Payer la médecine

paru dans la Revue Médicale Suisse le 25.2.2009

«Mais je vais jamais trouver les soins intensifs… !». Je viens de dire à la femme de mon patient que son mari a dû être opéré en urgence, et n’est plus dans la chambre où elle vient le voir depuis la semaine dernière. Tous les jours, puisqu’il n’y en a pas eu un sans lui depuis 50 ans.

Je tiens sa main à travers les couloirs : un équilibre fragile ça n’aide pas quand on est à la dérive dans un hôpital. Au chevet de son mari, après le soulagement simplement d’être là, les questions viennent. Elle passera quelques très mauvaises journées avant que son mari ne soit hors de danger. Pendant ce temps, d’autres s’occuperont de mon patient. Mais je verrai sa femme tous les jours, dans un service où je viens comme en visite m’enquérir de l’évolution du jour. Il m’arrivera de poser des questions à sa place, de prendre le temps de redire certaines choses. Je fournirai à mes collègues des informations d’avant, parfois difficiles à reconstruire autrement. «Je viens de l’étage…». Pour un temps, me voilà devenue une variété hospitalière de médecin traitant.

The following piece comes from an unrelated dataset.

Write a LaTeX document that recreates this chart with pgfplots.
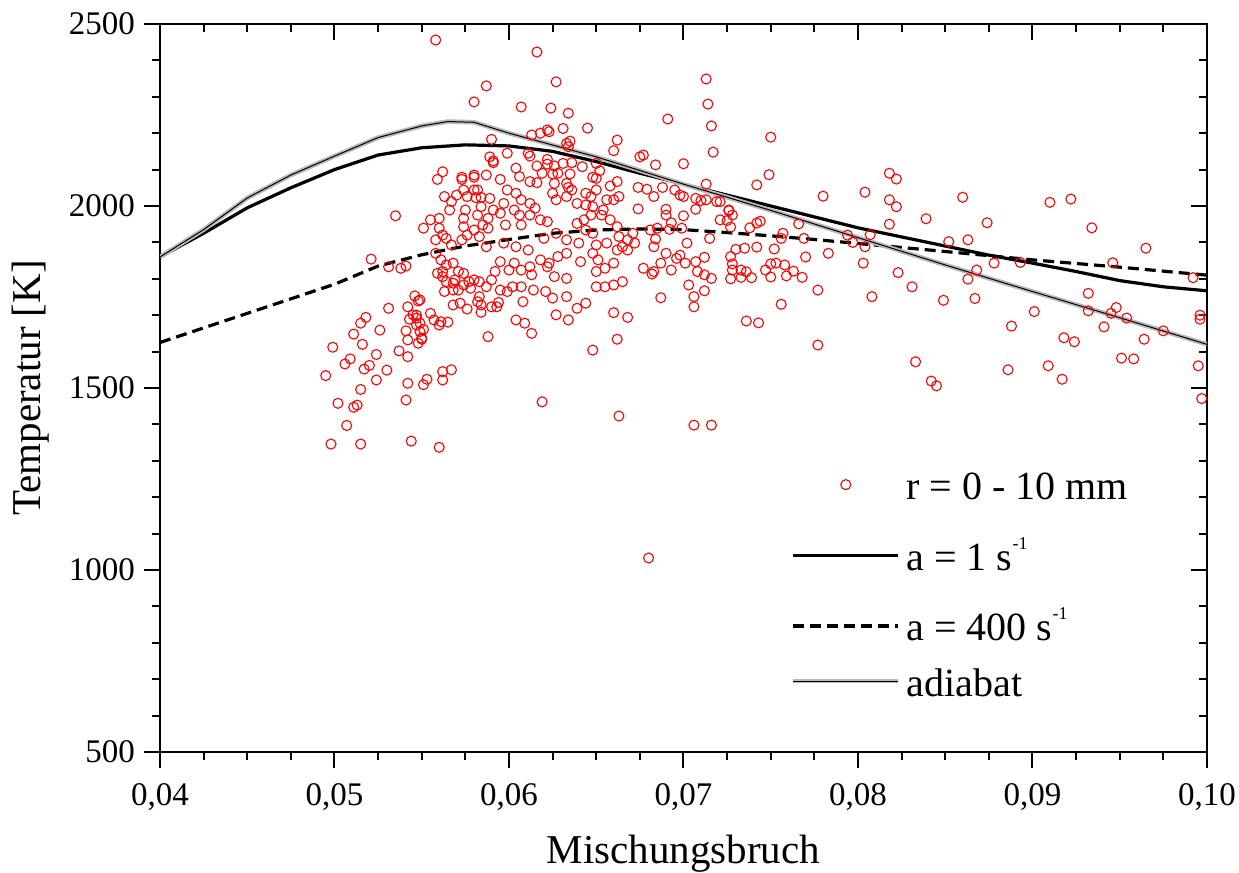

Tout cela, comment le rémunérer ? Si la question semble presque ontologique, la réponse est urgente. Dans la médecine générale, on ne peut payer le résultat, trop souvent sans lien avec les efforts consentis. Que faire ? Payons donc ces efforts. Les actes. Certains sont faciles à définir : un électrocardiogramme, une radiographie. Payons le transfert d’informations : les rapports, et autres liants de la continuité des soins. Ne manque-t-il pas l’essentiel ? Payons le temps de la consultation, très exactement. Payons la réflexion. Resterait l’empathie. La lucidité. La bonté. Resterait, paradoxe ultime, à payer le choix quotidien de mettre l’intérêt du patient avant le sien propre.

Il n’est pas étonnant que quelque part sur cette liste, on se soit arrêtés. Mais cette difficulté revient périodiquement nous hanter. Car un généraliste est une foule de choses : un ouvrier de la médecine, un compagnon de route devant la fragilité du corps, un professionnel capable de faire des liens entre des connaissances de plus en plus disparates et de les synthétiser autour d’une pierre angulaire qui est une personne, plutôt qu’une maladie ou un geste technique. Son utilité, cruciale, pas toujours simple à définir, comment même la défendre ? Être généraliste, c’est aussi facturer en étant conscient que rares sont les choses pour lesquelles on sera payé à la fois par de l’argent et de la reconnaissance. C’est être témoin des effets des politiques de santé, mais toujours suspect de promouvoir ses propres intérêts lorsqu’on en pointe les dangers du doigt.

On ne peut, ces temps-ci, sans doute pas faire autrement que parler du paiement du laboratoire. Mais on se bat sur la pointe de l’iceberg. Sous l’eau, le malaise qui grève toutes les tentatives de chiffrer les impondérables de la présence humaine, de l’expérience, de la réflexion, de l’aide très intensément éduquée, devant la maladie. La médecine générale est à ce titre exemplaire d’une difficulté qui touche la médecine tout entière. Et parfois elle en fait les frais.

Quand cette tension resurgit, c’est toujours le même choix. L’aborder de front, mais dans une société où l’argent est le seul paiement cela signifierait étendre la liste du chiffrage. Ou reconnaître que la médecine a des scotomes que la rémunération ne peut atteindre. Et compenser cela d’une manière ou d’une autre ; peut-être même en surévaluant (combien ?) certains actes (lesquels ?) dans ce but. Que choisir ? Difficile. Mais il faudra payer quelque chose suffisamment pour permettre à la médecine générale de survivre.